_What this task involves_. Write out the listing below exactly, and omit any images you find in it.
** Begin Information supplied **
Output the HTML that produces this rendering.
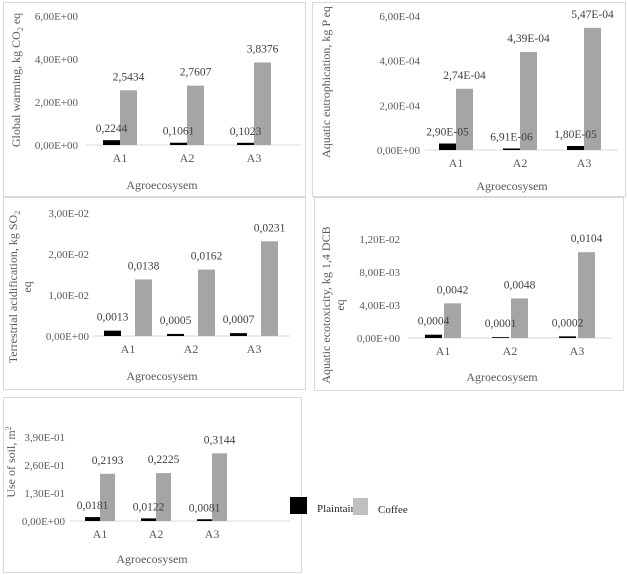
<!DOCTYPE html>
<html><head><meta charset="utf-8"><style>
body{margin:0;background:#fff;}
svg{display:block;font-family:"Liberation Serif",serif;}
</style></head><body>
<svg id="c" width="628" height="575"></svg>
<script>
const categories = ["A1","A2","A3"];
const gwPlantain = [0.2244,0.1061,0.1023];
const gwCoffee = [2.5434,2.7607,3.8376];
const gwLabelsP = ["0,2244","0,1061","0,1023"];
const gwLabelsC = ["2,5434","2,7607","3,8376"];
const gwTicks = [0,2,4,6];
const gwTickLabels = ["0,00E+00","2,00E+00","4,00E+00","6,00E+00"];
const euPlantain = [2.90e-5,6.91e-6,1.80e-5];
const euCoffee = [2.74e-4,4.39e-4,5.47e-4];
const euLabelsP = ["2,90E-05","6,91E-06","1,80E-05"];
const euLabelsC = ["2,74E-04","4,39E-04","5,47E-04"];
const euTicks = [0,2e-4,4e-4,6e-4];
const euTickLabels = ["0,00E+00","2,00E-04","4,00E-04","6,00E-04"];
const taPlantain = [0.0013,0.0005,0.0007];
const taCoffee = [0.0138,0.0162,0.0231];
const taLabelsP = ["0,0013","0,0005","0,0007"];
const taLabelsC = ["0,0138","0,0162","0,0231"];
const taTicks = [0,0.01,0.02,0.03];
const taTickLabels = ["0,00E+00","1,00E-02","2,00E-02","3,00E-02"];
const ecPlantain = [0.0004,0.0001,0.0002];
const ecCoffee = [0.0042,0.0048,0.0104];
const ecLabelsP = ["0,0004","0,0001","0,0002"];
const ecLabelsC = ["0,0042","0,0048","0,0104"];
const ecTicks = [0,0.004,0.008,0.012];
const ecTickLabels = ["0,00E+00","4,00E-03","8,00E-03","1,20E-02"];
const soPlantain = [0.0181,0.0122,0.0081];
const soCoffee = [0.2193,0.2225,0.3144];
const soLabelsP = ["0,0181","0,0122","0,0081"];
const soLabelsC = ["0,2193","0,2225","0,3144"];
const soTicks = [0,0.13,0.26,0.39];
const soTickLabels = ["0,00E+00","1,30E-01","2,60E-01","3,90E-01"];

const NS="http://www.w3.org/2000/svg";
const svg=document.getElementById('c');
function mk(tag,attrs,parent,text){const e=document.createElementNS(NS,tag);for(const k in attrs)e.setAttribute(k,attrs[k]);if(text!==undefined)e.textContent=text;(parent||svg).appendChild(e);return e;}

function chart(L,id,pv,cv,pl,cl,ticks,tickLabels,titleLines){
  const g=mk('g',{});
  
  
  const box=mk('rect',{x:L.bx,y:L.by,width:L.bw,height:L.bh,fill:'#fff',stroke:'#d9d9d9','stroke-width':1},g);
  
  
  const maxV=ticks[ticks.length-1];
  const y=v=>L.y0-(v/maxV)*(L.y0-L.yTop);
  const x=i=>L.cx0+i*L.step;
  ticks.forEach((t,i)=>{
    const tl=mk('text',{x:L.tickX,y:y(t)+4,'text-anchor':'end','font-size':11,fill:'#595959'},g,tickLabels[i]);
    
    
  });
  const ax=mk('line',{x1:L.ax0,x2:L.ax1,y1:L.y0,y2:L.y0,stroke:'#d9d9d9','stroke-width':1},g);
  
  
  categories.forEach((c,i)=>{
    const cx=x(i);
    const pb=mk('rect',{x:cx-L.gap/2-L.bw2,y:y(pv[i]),width:L.bw2,height:Math.max(0,L.y0-y(pv[i])),fill:'#000'},g);
    
    
    const cb=mk('rect',{x:cx+L.gap/2,y:y(cv[i]),width:L.bw2,height:Math.max(0,L.y0-y(cv[i])),fill:'#a5a5a5'},g);
    
    
    const plx=mk('text',{x:cx-L.gap/2-L.bw2/2,y:y(pv[i])-L.pOff,'text-anchor':'middle','font-size':11.5,fill:'#404040'},g,pl[i]);
    
    
    const clx=mk('text',{x:cx+L.gap/2+L.bw2/2,y:y(cv[i])-L.cOff,'text-anchor':'middle','font-size':11.5,fill:'#404040'},g,cl[i]);
    
    
    const cat=mk('text',{x:cx,y:L.y0+17,'text-anchor':'middle','font-size':12,fill:'#595959'},g,c);
    
    
  });
  const xt=mk('text',{x:L.xtX,y:L.xtY,'text-anchor':'middle','font-size':12,fill:'#595959'},g,'Agroecosysem');
  
  
  titleLines.forEach((tl,j)=>{
    const tx=L.ttX+j*14;
    const t=mk('text',{x:tx,y:L.ttY,'text-anchor':'middle','font-size':12,fill:'#595959',transform:`rotate(-90 ${tx} ${L.ttY})`},g);
    t.innerHTML=tl;
    
    
  });
}

chart({bx:3.5,by:2.5,bw:302,bh:194,y0:145,yTop:16,tickX:78,ax0:86,ax1:300,cx0:120,step:67,gap:0,bw2:17,pOff:8,cOff:10,xtX:162,xtY:189,ttX:20,ttY:80},
  'global-warming',gwPlantain,gwCoffee,gwLabelsP,gwLabelsC,gwTicks,gwTickLabels,
  ['Global warming, kg  CO<tspan font-size="8" dy="3">2</tspan><tspan dy="-3"> eq</tspan>']);
chart({bx:312.5,by:2.5,bw:313,bh:194,y0:150,yTop:16,tickX:420,ax0:425,ax1:618,cx0:456,step:64,gap:0,bw2:17,pOff:8,cOff:10,xtX:512,xtY:190,ttX:330,ttY:82},
  'aquatic-eutrophication',euPlantain,euCoffee,euLabelsP,euLabelsC,euTicks,euTickLabels,
  ['Aquatic eutrophication, kg P eq']);
chart({bx:3.5,by:197.5,bw:302,bh:192,y0:336,yTop:213,tickX:89,ax0:93,ax1:290,cx0:128,step:63,gap:14,bw2:17,pOff:10,cOff:10,xtX:162,xtY:380,ttX:17,ttY:287},
  'terrestrial-acidification',taPlantain,taCoffee,taLabelsP,taLabelsC,taTicks,taTickLabels,
  ['Terrestrial acidification, kg SO<tspan font-size="8" dy="3">2</tspan>','eq']);
chart({bx:314.5,by:197.5,bw:309,bh:193,y0:338,yTop:239,tickX:400,ax0:408,ax1:612,cx0:443,step:67,gap:2,bw2:17,pOff:10,cOff:10,xtX:502,xtY:381,ttX:330,ttY:305},
  'aquatic-ecotoxicity',ecPlantain,ecCoffee,ecLabelsP,ecLabelsC,ecTicks,ecTickLabels,
  ['Aquatic ecotoxicity, kg 1,4 DCB','eq']);
chart({bx:3.5,by:397.5,bw:298,bh:175,y0:521,yTop:437,tickX:65,ax0:70,ax1:290,cx0:100,step:56,gap:0,bw2:15,pOff:8,cOff:10,xtX:152,xtY:563,ttX:15,ttY:462},
  'use-of-soil',soPlantain,soCoffee,soLabelsP,soLabelsC,soTicks,soTickLabels,
  ['Use of soil, m<tspan font-size="8" dy="-4">2</tspan>']);

const lg=mk('g',{});


const l1=mk('rect',{x:290,y:497,width:17,height:17,fill:'#000'},lg);


const l1t=mk('text',{x:317,y:512,'font-size':11,fill:'#262626'},lg,'Plaintaino');


const l2=mk('rect',{x:353,y:498,width:15,height:17,fill:'#bfbfbf'},lg);


const l2t=mk('text',{x:378,y:513,'font-size':11,fill:'#262626'},lg,'Coffee');


</script>
</body></html>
** End Information supplied **
_Exercise response_.
Output the HTML that produces this rendering.
<!DOCTYPE html>
<html><head><meta charset="utf-8"><style>
body{margin:0;background:#fff;}
svg{display:block;font-family:"Liberation Serif",serif;}
</style></head><body>
<svg id="c" width="628" height="575"></svg>
<script>
const categories = ["A1","A2","A3"];
const gwPlantain = [0.2244,0.1061,0.1023];
const gwCoffee = [2.5434,2.7607,3.8376];
const gwLabelsP = ["0,2244","0,1061","0,1023"];
const gwLabelsC = ["2,5434","2,7607","3,8376"];
const gwTicks = [0,2,4,6];
const gwTickLabels = ["0,00E+00","2,00E+00","4,00E+00","6,00E+00"];
const euPlantain = [2.90e-5,6.91e-6,1.80e-5];
const euCoffee = [2.74e-4,4.39e-4,5.47e-4];
const euLabelsP = ["2,90E-05","6,91E-06","1,80E-05"];
const euLabelsC = ["2,74E-04","4,39E-04","5,47E-04"];
const euTicks = [0,2e-4,4e-4,6e-4];
const euTickLabels = ["0,00E+00","2,00E-04","4,00E-04","6,00E-04"];
const taPlantain = [0.0013,0.0005,0.0007];
const taCoffee = [0.0138,0.0162,0.0231];
const taLabelsP = ["0,0013","0,0005","0,0007"];
const taLabelsC = ["0,0138","0,0162","0,0231"];
const taTicks = [0,0.01,0.02,0.03];
const taTickLabels = ["0,00E+00","1,00E-02","2,00E-02","3,00E-02"];
const ecPlantain = [0.0004,0.0001,0.0002];
const ecCoffee = [0.0042,0.0048,0.0104];
const ecLabelsP = ["0,0004","0,0001","0,0002"];
const ecLabelsC = ["0,0042","0,0048","0,0104"];
const ecTicks = [0,0.004,0.008,0.012];
const ecTickLabels = ["0,00E+00","4,00E-03","8,00E-03","1,20E-02"];
const soPlantain = [0.0181,0.0122,0.0081];
const soCoffee = [0.2193,0.2225,0.3144];
const soLabelsP = ["0,0181","0,0122","0,0081"];
const soLabelsC = ["0,2193","0,2225","0,3144"];
const soTicks = [0,0.13,0.26,0.39];
const soTickLabels = ["0,00E+00","1,30E-01","2,60E-01","3,90E-01"];

const NS="http://www.w3.org/2000/svg";
const svg=document.getElementById('c');
function mk(tag,attrs,parent,text){const e=document.createElementNS(NS,tag);for(const k in attrs)e.setAttribute(k,attrs[k]);if(text!==undefined)e.textContent=text;(parent||svg).appendChild(e);return e;}

function chart(L,id,pv,cv,pl,cl,ticks,tickLabels,titleLines){
  const g=mk('g',{});
  
  
  const box=mk('rect',{x:L.bx,y:L.by,width:L.bw,height:L.bh,fill:'#fff',stroke:'#d9d9d9','stroke-width':1},g);
  
  
  const maxV=ticks[ticks.length-1];
  const y=v=>L.y0-(v/maxV)*(L.y0-L.yTop);
  const x=i=>L.cx0+i*L.step;
  ticks.forEach((t,i)=>{
    const tl=mk('text',{x:L.tickX,y:y(t)+4,'text-anchor':'end','font-size':11,fill:'#595959'},g,tickLabels[i]);
    
    
  });
  const ax=mk('line',{x1:L.ax0,x2:L.ax1,y1:L.y0,y2:L.y0,stroke:'#d9d9d9','stroke-width':1},g);
  
  
  categories.forEach((c,i)=>{
    const cx=x(i);
    const pb=mk('rect',{x:cx-L.gap/2-L.bw2,y:y(pv[i]),width:L.bw2,height:Math.max(0,L.y0-y(pv[i])),fill:'#000'},g);
    
    
    const cb=mk('rect',{x:cx+L.gap/2,y:y(cv[i]),width:L.bw2,height:Math.max(0,L.y0-y(cv[i])),fill:'#a5a5a5'},g);
    
    
    const plx=mk('text',{x:cx-L.gap/2-L.bw2/2,y:y(pv[i])-L.pOff,'text-anchor':'middle','font-size':11.5,fill:'#404040'},g,pl[i]);
    
    
    const clx=mk('text',{x:cx+L.gap/2+L.bw2/2,y:y(cv[i])-L.cOff,'text-anchor':'middle','font-size':11.5,fill:'#404040'},g,cl[i]);
    
    
    const cat=mk('text',{x:cx,y:L.y0+17,'text-anchor':'middle','font-size':12,fill:'#595959'},g,c);
    
    
  });
  const xt=mk('text',{x:L.xtX,y:L.xtY,'text-anchor':'middle','font-size':12,fill:'#595959'},g,'Agroecosysem');
  
  
  titleLines.forEach((tl,j)=>{
    const tx=L.ttX+j*14;
    const t=mk('text',{x:tx,y:L.ttY,'text-anchor':'middle','font-size':12,fill:'#595959',transform:`rotate(-90 ${tx} ${L.ttY})`},g);
    t.innerHTML=tl;
    
    
  });
}

chart({bx:3.5,by:2.5,bw:302,bh:194,y0:145,yTop:16,tickX:78,ax0:86,ax1:300,cx0:120,step:67,gap:0,bw2:17,pOff:8,cOff:10,xtX:162,xtY:189,ttX:20,ttY:80},
  'global-warming',gwPlantain,gwCoffee,gwLabelsP,gwLabelsC,gwTicks,gwTickLabels,
  ['Global warming, kg  CO<tspan font-size="8" dy="3">2</tspan><tspan dy="-3"> eq</tspan>']);
chart({bx:312.5,by:2.5,bw:313,bh:194,y0:150,yTop:16,tickX:420,ax0:425,ax1:618,cx0:456,step:64,gap:0,bw2:17,pOff:8,cOff:10,xtX:512,xtY:190,ttX:330,ttY:82},
  'aquatic-eutrophication',euPlantain,euCoffee,euLabelsP,euLabelsC,euTicks,euTickLabels,
  ['Aquatic eutrophication, kg P eq']);
chart({bx:3.5,by:197.5,bw:302,bh:192,y0:336,yTop:213,tickX:89,ax0:93,ax1:290,cx0:128,step:63,gap:14,bw2:17,pOff:10,cOff:10,xtX:162,xtY:380,ttX:17,ttY:287},
  'terrestrial-acidification',taPlantain,taCoffee,taLabelsP,taLabelsC,taTicks,taTickLabels,
  ['Terrestrial acidification, kg SO<tspan font-size="8" dy="3">2</tspan>','eq']);
chart({bx:314.5,by:197.5,bw:309,bh:193,y0:338,yTop:239,tickX:400,ax0:408,ax1:612,cx0:443,step:67,gap:2,bw2:17,pOff:10,cOff:10,xtX:502,xtY:381,ttX:330,ttY:305},
  'aquatic-ecotoxicity',ecPlantain,ecCoffee,ecLabelsP,ecLabelsC,ecTicks,ecTickLabels,
  ['Aquatic ecotoxicity, kg 1,4 DCB','eq']);
chart({bx:3.5,by:397.5,bw:298,bh:175,y0:521,yTop:437,tickX:65,ax0:70,ax1:290,cx0:100,step:56,gap:0,bw2:15,pOff:8,cOff:10,xtX:152,xtY:563,ttX:15,ttY:462},
  'use-of-soil',soPlantain,soCoffee,soLabelsP,soLabelsC,soTicks,soTickLabels,
  ['Use of soil, m<tspan font-size="8" dy="-4">2</tspan>']);

const lg=mk('g',{});


const l1=mk('rect',{x:290,y:497,width:17,height:17,fill:'#000'},lg);


const l1t=mk('text',{x:317,y:512,'font-size':11,fill:'#262626'},lg,'Plaintaino');


const l2=mk('rect',{x:353,y:498,width:15,height:17,fill:'#bfbfbf'},lg);


const l2t=mk('text',{x:378,y:513,'font-size':11,fill:'#262626'},lg,'Coffee');


</script>
</body></html>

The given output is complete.